É essencial que se vá lá atrás e se investigue os cúmplices que dentro dos bancos – e sob o rigoroso escrutínio de idoneidade do Banco de Portugal, como se vê – permitiram o saque. Sim, porque não estamos a falar de pilha galinhas que arrombam cofres com explosivos ou assaltam caixas multibanco durante a madrugada. Estamos a falar de gente bem posta, de fatos riscados e nós de gravata perfeitos, que encontrou formas bem mais seguras, higiénicas e garantidas de assaltar bancos: através do acesso às salas de administração.
Como não estamos a falar de unidades de capital de risco ou de bancos de investimento – estas entidades não podem aceitar depósitos e não é por acaso que a lei está feita desta maneira – alguém, nos bancos, não cumpriu as obrigações mínimas de prudência a que estava obrigado. Alguém não exigiu garantias reais quando devia tê-lo feito. Alguém facilitou na avaliação dos projectos de lhe eram apresentados. Alguém foi sensível ao telefonema do governante, do administrador, do “nome influente” para aprovar o crédito.
É obrigatório que a avaliação destes dossiers de crédito seja feita: quem aprovou o quê, em que condições, com que garantias. Até porque, continuando a separar o trigo do joio, também há casos de perdas provocadas pelas mudanças dos mercados, da conjuntura ou porque as melhores análises apontavam para a viabilidade de um negócio que afinal não a tinha.
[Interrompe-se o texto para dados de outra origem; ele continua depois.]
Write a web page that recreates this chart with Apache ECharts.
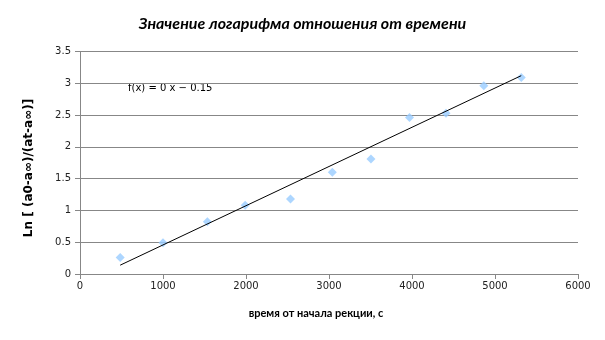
<!DOCTYPE html>
<html><head><meta charset="utf-8">
<script src="https://cdn.jsdelivr.net/npm/echarts@6/dist/echarts.min.js"></script>
<style>html,body{margin:0;padding:0;background:#fff}#c{width:605px;height:340px}</style>
</head><body><div id="c"></div>
<script>
const timeSec = [484, 1000, 1535, 1990, 2536, 3040, 3505, 3970, 4410, 4865, 5316];
const lnRatio = [0.26, 0.49, 0.82, 1.08, 1.18, 1.60, 1.81, 2.46, 2.53, 2.96, 3.09];
const trendSlope = 0.000617;
const trendIntercept = -0.16;
const chartTitle = 'Значение логарифма отношения от времени';
const xTitle = 'время от начала рекции, с';
const yTitle = 'Ln [ (a0-a∞)/(at-a∞)]';
const eqText = 'f(x) = 0 x − 0.15';

const xMin = Math.min(...timeSec), xMax = Math.max(...timeSec);
const trend = [[xMin, trendSlope*xMin + trendIntercept], [xMax, trendSlope*xMax + trendIntercept]];
const pts = timeSec.map((t,i)=>[t, lnRatio[i]]);

const chart = echarts.init(document.getElementById('c'), null, {renderer:'canvas'});
const axisCol = '#878787';
chart.setOption({
  animation:false,
  backgroundColor:'#fff',
  title:{text:chartTitle, left:'center', top:11,
    textStyle:{fontFamily:'Lato', fontStyle:'italic', fontWeight:'bold', fontSize:16, color:'#000'}},
  grid:{left:80, right:27, top:51.5, bottom:66},
  xAxis:{type:'value', min:0, max:6000, interval:1000,
    axisLine:{show:true, lineStyle:{color:axisCol}},
    axisTick:{show:true, inside:false, length:5, lineStyle:{color:axisCol}},
    splitLine:{show:false},
    axisLabel:{fontFamily:'DejaVu Sans', fontSize:10, color:'#222', margin:7, formatter:v=>String(v)}},
  yAxis:{type:'value', min:0, max:3.5, interval:0.5,
    axisLine:{show:true, lineStyle:{color:axisCol}},
    axisTick:{show:true, length:5, lineStyle:{color:axisCol}},
    splitLine:{show:true, lineStyle:{color:axisCol}},
    axisLabel:{fontFamily:'DejaVu Sans', fontSize:10, color:'#222', margin:9, formatter:v=>String(v)}},
  graphic:[
    {type:'text', x:128, y:88,
     style:{text:eqText, font:'10px "DejaVu Sans"', fill:'#000', textVerticalAlign:'middle'}},
    {type:'text', x:316, y:313,
     style:{text:xTitle, font:'bold 11px Lato', fill:'#000', textAlign:'center', textVerticalAlign:'middle'}},
    {type:'text', x:29, y:168, rotation:Math.PI/2,
     style:{text:yTitle, font:'bold 12px "DejaVu Sans"', fill:'#000', textAlign:'center', textVerticalAlign:'middle'}}
  ],
  series:[
    {type:'line', data:trend, symbol:'none', lineStyle:{color:'#000', width:1}, z:3},
    {type:'scatter', data:pts, symbol:'diamond', symbolSize:9,
     itemStyle:{color:'#99ccff'}, z:2}
  ]
});
</script></body></html>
É importante que não se parta do princípio que todos os créditos incobráveis são fruto de crimes, porque isso não é verdade. Daí a importância da análise de cada caso concreto e respectivos protagonistas.
O primeiro interessado nessa avaliação deveria ser o Banco de Portugal. A prudência na guarda dos depósitos – e é sempre isso que está em causa – parte sempre da prudência que se tem na aplicação do dinheiro que os depositantes colocam à guarda dos banqueiros. Ora, banqueiro que permite calotes grosseiros como aqueles de que estamos a falar simplesmente não pode estar em actividade e a idoneidade deve ser-lhe retirada. Falta fazer essa avaliação banco a banco, crédito a crédito e daí tirar as devidas consequências legais e criminais.
Por fim, é preciso alterar as leis necessárias para evitar que continuem a multiplicar-se os casos de “empresários” que enriquecem ou se mantêm ricos depois da falência de negócios que provocaram “buracos” em bancos que os contribuintes pagaram.
Os Nunos Vasconcelos ou Duartes Limas que deixaram rastos de milhões por pagar não podem manter ou aumentar o seu nível de vida depois dos desastres que provocaram. Esta é das mensagens mais perversas que se transmitem à sociedade: os golpes de milhões pagos também por pobres e remediados no IVA deixado na caixa de supermercado ou na bomba de gasolina.
Não sei como isso se faz quando o património já está em nome de filhos e enteados, mas é para isso que servem legisladores competentes, certo? Há propostas também para isto, senhores deputados?